▶ Stored data:
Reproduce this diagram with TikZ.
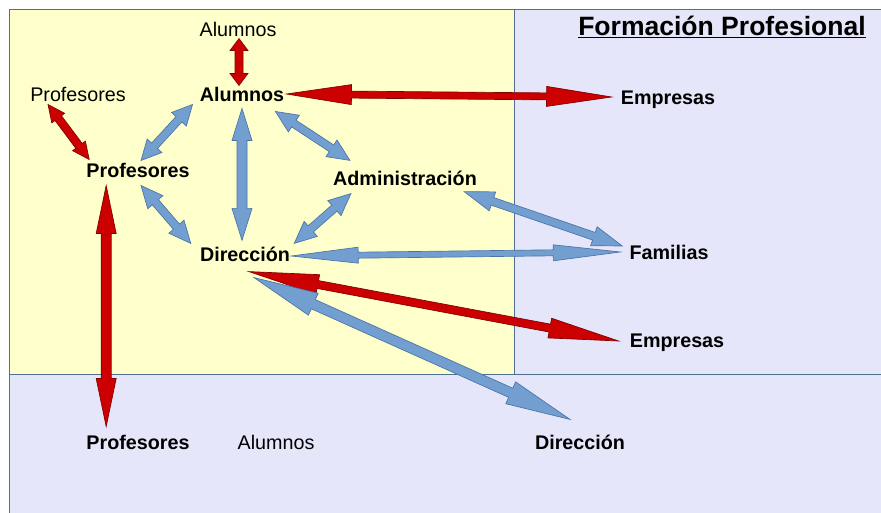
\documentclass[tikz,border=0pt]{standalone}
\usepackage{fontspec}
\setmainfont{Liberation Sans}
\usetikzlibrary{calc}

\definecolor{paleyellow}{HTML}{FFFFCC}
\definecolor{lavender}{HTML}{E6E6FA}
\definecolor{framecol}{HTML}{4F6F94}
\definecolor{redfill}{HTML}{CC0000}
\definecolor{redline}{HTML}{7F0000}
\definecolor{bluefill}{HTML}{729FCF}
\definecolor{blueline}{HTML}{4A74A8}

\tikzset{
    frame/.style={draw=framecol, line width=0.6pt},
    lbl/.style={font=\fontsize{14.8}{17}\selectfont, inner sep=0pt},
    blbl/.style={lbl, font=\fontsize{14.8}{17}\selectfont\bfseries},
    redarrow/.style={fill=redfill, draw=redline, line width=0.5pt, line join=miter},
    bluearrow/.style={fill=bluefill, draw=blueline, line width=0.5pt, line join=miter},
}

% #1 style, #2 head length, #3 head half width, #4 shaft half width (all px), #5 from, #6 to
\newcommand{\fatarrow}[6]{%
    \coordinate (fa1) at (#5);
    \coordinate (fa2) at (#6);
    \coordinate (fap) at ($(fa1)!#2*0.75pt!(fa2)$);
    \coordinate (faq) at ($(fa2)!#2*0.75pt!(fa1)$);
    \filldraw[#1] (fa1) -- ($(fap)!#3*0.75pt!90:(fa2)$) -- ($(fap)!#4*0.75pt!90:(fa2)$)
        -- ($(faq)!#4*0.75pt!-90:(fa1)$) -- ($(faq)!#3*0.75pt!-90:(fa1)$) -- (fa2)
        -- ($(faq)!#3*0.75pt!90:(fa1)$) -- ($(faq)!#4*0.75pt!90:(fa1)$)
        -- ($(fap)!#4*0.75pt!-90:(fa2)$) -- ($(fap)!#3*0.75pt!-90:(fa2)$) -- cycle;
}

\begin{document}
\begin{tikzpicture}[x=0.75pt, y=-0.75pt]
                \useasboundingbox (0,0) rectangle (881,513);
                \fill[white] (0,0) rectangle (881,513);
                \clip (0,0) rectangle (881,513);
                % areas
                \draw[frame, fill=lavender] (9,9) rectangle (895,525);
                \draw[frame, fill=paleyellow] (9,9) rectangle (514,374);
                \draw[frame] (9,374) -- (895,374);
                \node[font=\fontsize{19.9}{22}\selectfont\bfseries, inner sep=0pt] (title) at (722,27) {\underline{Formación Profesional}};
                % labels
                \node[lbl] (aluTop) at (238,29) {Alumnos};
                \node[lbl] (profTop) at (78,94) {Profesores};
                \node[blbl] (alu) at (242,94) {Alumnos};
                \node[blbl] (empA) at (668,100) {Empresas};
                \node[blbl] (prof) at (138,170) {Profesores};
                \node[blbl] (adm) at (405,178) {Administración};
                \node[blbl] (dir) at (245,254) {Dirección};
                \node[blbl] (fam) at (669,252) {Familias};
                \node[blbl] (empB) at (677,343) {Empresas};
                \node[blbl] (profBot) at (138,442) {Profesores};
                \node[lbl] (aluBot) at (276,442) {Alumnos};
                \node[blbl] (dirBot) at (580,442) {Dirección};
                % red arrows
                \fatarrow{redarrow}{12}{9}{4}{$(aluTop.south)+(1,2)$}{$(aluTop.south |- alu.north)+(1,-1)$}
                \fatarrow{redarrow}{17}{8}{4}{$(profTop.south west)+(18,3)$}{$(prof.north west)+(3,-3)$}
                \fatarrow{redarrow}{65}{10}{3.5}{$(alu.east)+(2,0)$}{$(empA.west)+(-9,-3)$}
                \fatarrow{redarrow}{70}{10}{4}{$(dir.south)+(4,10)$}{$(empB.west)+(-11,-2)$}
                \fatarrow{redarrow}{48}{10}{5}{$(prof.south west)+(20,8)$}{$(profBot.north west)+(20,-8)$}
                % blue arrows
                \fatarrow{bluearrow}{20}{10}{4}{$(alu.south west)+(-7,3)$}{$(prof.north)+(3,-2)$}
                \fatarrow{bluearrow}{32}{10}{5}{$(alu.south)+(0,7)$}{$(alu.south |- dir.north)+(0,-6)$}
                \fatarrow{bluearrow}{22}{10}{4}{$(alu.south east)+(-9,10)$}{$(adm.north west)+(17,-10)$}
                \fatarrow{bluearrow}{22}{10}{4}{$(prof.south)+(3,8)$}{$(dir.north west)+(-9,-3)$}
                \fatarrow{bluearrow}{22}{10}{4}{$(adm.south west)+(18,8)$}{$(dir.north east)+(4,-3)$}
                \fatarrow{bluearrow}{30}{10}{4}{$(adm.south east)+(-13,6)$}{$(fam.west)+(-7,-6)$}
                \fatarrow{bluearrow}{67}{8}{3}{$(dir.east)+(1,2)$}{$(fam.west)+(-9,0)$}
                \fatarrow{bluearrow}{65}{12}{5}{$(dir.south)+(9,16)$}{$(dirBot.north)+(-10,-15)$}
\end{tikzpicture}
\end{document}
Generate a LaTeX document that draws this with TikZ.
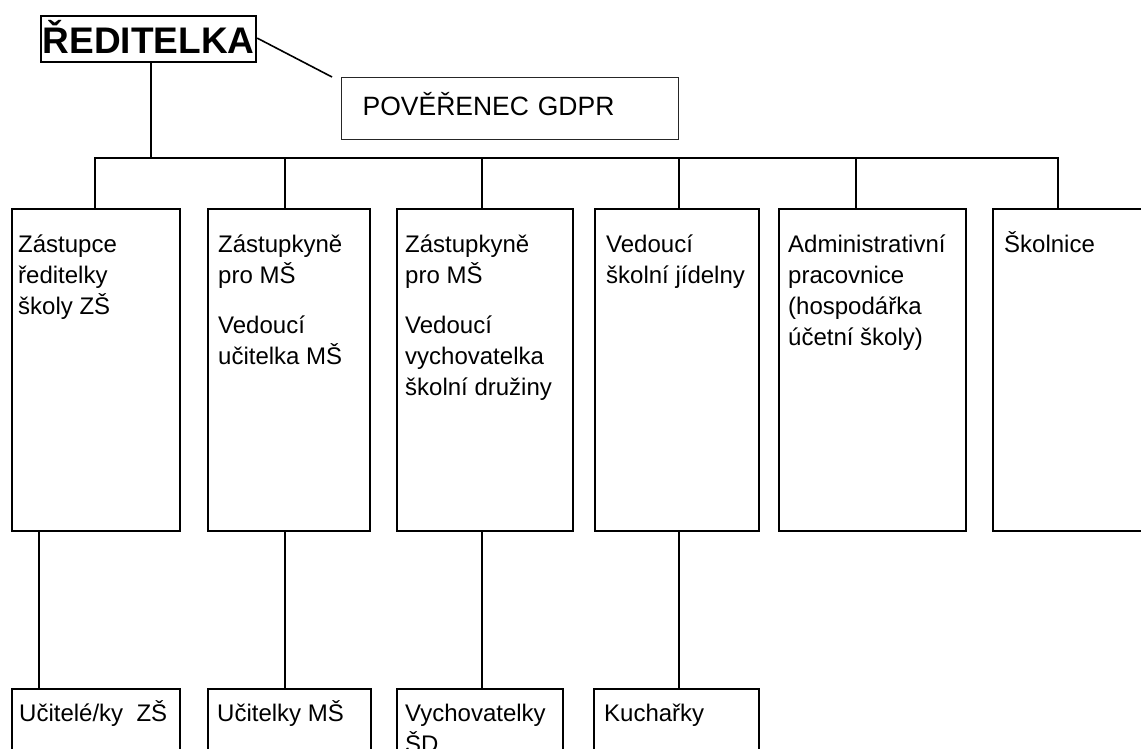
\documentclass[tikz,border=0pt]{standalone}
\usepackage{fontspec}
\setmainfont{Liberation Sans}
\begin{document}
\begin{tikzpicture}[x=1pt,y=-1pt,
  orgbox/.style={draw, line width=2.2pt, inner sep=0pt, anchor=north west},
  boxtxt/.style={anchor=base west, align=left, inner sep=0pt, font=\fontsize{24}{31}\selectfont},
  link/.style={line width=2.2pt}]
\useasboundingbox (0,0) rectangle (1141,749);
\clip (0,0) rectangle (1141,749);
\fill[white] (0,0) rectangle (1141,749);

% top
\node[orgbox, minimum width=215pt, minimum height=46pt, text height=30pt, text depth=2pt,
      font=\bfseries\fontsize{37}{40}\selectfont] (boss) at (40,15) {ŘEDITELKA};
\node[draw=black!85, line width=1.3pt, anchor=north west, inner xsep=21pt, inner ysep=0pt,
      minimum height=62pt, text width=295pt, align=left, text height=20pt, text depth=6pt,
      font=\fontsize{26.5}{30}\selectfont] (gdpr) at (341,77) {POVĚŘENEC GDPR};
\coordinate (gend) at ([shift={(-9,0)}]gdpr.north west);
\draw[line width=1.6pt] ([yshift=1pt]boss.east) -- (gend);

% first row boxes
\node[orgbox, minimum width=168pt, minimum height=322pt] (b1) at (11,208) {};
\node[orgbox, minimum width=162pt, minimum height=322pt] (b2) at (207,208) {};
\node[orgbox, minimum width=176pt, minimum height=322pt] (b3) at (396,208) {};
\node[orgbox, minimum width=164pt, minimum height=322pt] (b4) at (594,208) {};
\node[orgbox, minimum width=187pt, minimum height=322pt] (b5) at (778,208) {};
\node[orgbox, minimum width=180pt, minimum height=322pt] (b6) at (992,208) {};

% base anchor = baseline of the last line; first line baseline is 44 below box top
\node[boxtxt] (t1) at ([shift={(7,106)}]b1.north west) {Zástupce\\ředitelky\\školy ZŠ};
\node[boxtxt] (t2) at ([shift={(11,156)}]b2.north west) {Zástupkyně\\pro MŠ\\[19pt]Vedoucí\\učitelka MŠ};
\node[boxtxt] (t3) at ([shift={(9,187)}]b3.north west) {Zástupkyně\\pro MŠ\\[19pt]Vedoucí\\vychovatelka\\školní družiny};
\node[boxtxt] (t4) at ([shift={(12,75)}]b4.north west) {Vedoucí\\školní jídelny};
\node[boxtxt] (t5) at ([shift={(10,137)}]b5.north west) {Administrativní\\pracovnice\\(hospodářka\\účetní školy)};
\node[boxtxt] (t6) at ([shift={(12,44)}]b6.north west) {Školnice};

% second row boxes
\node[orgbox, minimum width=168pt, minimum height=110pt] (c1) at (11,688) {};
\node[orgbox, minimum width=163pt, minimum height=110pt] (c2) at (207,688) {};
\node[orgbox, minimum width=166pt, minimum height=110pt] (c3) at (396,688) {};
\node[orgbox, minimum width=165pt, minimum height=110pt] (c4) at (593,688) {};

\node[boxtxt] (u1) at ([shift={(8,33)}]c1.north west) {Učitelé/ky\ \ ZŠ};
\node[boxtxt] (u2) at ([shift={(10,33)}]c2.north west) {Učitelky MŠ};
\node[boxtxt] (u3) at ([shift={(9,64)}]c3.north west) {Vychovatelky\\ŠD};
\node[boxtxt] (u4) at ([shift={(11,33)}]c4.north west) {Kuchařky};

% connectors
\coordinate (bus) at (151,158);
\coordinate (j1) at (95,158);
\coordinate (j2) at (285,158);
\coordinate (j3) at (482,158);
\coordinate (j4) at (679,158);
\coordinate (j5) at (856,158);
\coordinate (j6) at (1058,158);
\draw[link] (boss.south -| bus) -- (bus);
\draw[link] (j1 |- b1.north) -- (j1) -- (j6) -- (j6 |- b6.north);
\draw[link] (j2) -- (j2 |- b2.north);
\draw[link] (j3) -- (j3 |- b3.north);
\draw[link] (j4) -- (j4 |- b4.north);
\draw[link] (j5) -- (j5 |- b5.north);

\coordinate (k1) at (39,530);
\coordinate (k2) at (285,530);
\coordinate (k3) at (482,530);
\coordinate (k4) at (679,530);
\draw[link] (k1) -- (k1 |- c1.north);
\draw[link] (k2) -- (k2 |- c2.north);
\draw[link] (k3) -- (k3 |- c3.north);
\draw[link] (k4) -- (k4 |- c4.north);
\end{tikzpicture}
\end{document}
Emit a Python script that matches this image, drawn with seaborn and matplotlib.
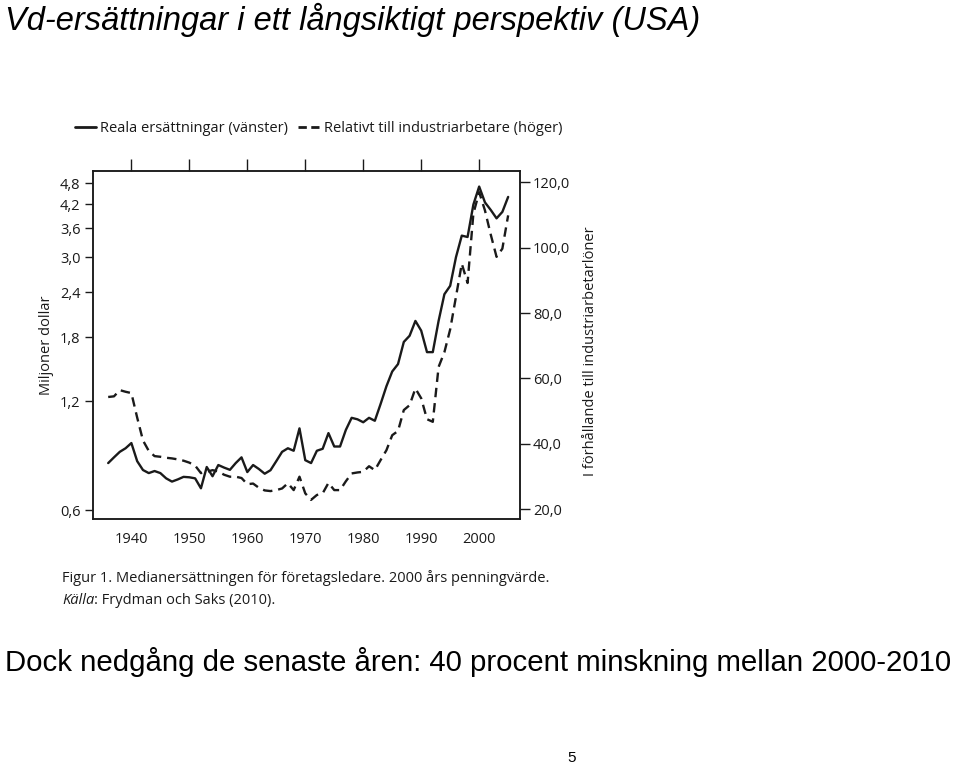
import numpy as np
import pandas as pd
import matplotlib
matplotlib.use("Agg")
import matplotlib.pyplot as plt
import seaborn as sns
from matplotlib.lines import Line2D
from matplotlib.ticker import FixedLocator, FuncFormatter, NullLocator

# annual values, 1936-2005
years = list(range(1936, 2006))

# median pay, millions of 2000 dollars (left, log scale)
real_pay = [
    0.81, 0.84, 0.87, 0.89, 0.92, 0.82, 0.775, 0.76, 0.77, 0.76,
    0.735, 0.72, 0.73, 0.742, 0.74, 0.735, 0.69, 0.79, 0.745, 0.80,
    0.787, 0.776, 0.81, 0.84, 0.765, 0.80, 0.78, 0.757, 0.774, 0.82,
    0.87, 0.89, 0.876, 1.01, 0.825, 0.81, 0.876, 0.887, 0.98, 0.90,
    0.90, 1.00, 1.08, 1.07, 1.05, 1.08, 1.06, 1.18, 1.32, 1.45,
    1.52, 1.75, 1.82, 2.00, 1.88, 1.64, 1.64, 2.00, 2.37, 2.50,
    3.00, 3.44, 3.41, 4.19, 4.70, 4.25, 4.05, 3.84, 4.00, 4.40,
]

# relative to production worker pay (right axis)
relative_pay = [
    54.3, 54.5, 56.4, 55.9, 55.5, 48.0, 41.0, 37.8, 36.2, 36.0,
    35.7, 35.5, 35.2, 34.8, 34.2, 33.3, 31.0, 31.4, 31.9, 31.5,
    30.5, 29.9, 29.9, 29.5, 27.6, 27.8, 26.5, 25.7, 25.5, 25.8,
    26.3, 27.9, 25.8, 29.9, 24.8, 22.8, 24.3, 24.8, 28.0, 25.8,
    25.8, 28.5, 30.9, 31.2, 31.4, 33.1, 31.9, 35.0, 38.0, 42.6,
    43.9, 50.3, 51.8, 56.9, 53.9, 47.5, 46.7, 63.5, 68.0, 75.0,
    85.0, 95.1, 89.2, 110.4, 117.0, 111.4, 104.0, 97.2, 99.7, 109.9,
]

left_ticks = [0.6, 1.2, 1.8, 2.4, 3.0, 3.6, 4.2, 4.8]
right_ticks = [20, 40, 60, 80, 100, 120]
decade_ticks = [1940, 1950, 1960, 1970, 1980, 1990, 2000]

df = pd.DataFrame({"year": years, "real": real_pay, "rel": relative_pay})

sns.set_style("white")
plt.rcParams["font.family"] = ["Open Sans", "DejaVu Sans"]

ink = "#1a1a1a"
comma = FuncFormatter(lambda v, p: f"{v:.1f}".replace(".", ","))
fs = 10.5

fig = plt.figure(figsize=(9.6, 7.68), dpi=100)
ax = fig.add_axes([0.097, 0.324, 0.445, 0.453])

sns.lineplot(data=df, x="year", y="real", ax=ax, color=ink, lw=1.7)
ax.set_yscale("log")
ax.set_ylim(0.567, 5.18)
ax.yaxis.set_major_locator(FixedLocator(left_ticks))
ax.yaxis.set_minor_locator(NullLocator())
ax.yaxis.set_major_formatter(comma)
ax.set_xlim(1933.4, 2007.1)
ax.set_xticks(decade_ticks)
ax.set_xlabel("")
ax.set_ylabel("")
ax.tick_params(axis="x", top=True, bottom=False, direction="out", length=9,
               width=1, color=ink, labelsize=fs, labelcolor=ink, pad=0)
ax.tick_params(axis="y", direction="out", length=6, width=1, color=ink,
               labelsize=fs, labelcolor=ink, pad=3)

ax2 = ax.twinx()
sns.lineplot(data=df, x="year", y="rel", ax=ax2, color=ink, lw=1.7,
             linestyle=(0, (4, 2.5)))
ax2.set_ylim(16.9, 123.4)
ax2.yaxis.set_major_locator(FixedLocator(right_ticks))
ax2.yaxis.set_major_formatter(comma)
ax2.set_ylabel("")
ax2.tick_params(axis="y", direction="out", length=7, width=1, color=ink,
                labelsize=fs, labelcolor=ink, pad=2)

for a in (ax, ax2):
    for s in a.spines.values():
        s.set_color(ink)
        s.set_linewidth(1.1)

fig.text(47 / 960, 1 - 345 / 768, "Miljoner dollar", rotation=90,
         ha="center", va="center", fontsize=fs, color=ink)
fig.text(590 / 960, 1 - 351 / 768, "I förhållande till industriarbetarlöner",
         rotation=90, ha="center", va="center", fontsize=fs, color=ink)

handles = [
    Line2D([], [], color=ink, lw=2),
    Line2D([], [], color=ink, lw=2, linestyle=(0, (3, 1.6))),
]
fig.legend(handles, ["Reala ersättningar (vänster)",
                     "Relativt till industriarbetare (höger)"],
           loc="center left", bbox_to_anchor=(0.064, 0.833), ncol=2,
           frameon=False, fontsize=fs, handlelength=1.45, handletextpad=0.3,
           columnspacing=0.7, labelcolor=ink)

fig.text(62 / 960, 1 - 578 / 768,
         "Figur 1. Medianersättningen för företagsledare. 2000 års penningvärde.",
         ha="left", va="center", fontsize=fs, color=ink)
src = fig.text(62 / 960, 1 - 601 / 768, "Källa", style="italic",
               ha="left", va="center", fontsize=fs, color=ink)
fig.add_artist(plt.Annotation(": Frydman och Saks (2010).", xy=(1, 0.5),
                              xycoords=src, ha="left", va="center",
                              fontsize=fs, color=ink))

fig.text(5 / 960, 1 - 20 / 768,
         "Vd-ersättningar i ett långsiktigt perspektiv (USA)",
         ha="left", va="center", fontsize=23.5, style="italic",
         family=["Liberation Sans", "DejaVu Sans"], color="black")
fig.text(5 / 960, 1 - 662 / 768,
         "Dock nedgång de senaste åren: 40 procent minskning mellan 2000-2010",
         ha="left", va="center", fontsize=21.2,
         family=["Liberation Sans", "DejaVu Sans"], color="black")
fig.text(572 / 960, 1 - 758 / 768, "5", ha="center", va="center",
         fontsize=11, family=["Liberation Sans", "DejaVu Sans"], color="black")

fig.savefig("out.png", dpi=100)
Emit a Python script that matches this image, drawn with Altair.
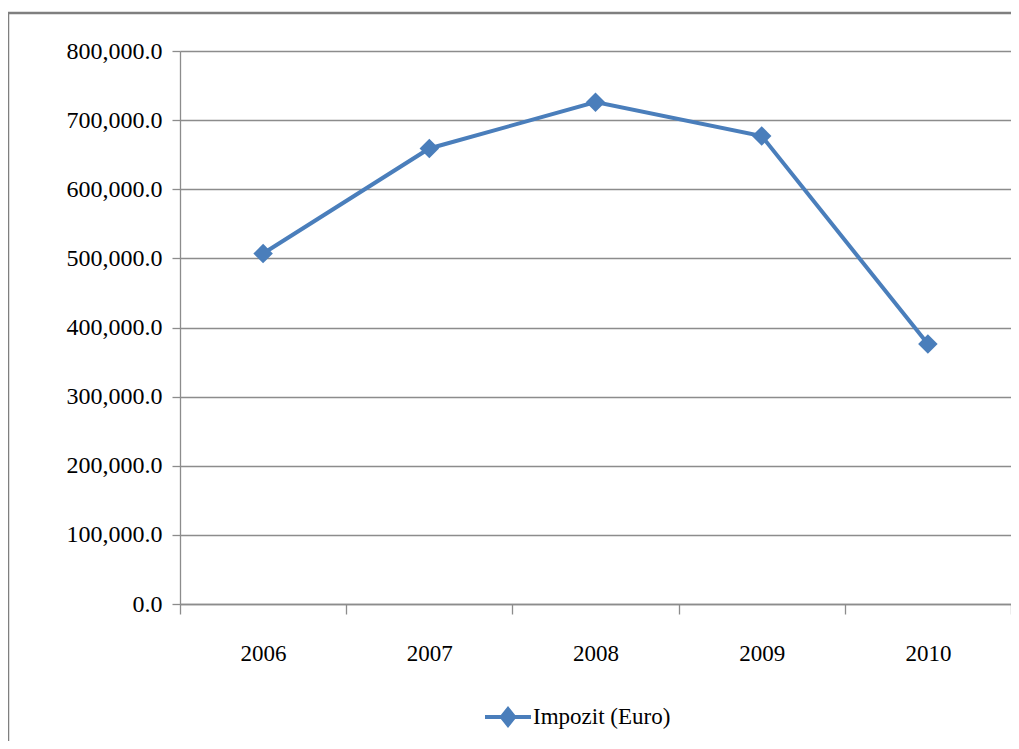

▶ Request:
Using the entries above, return each line that includes the word "seaborn".

▶ Correct result:
Emit a Python script that matches this image, drawn with seaborn and matplotlib.
import seaborn as sns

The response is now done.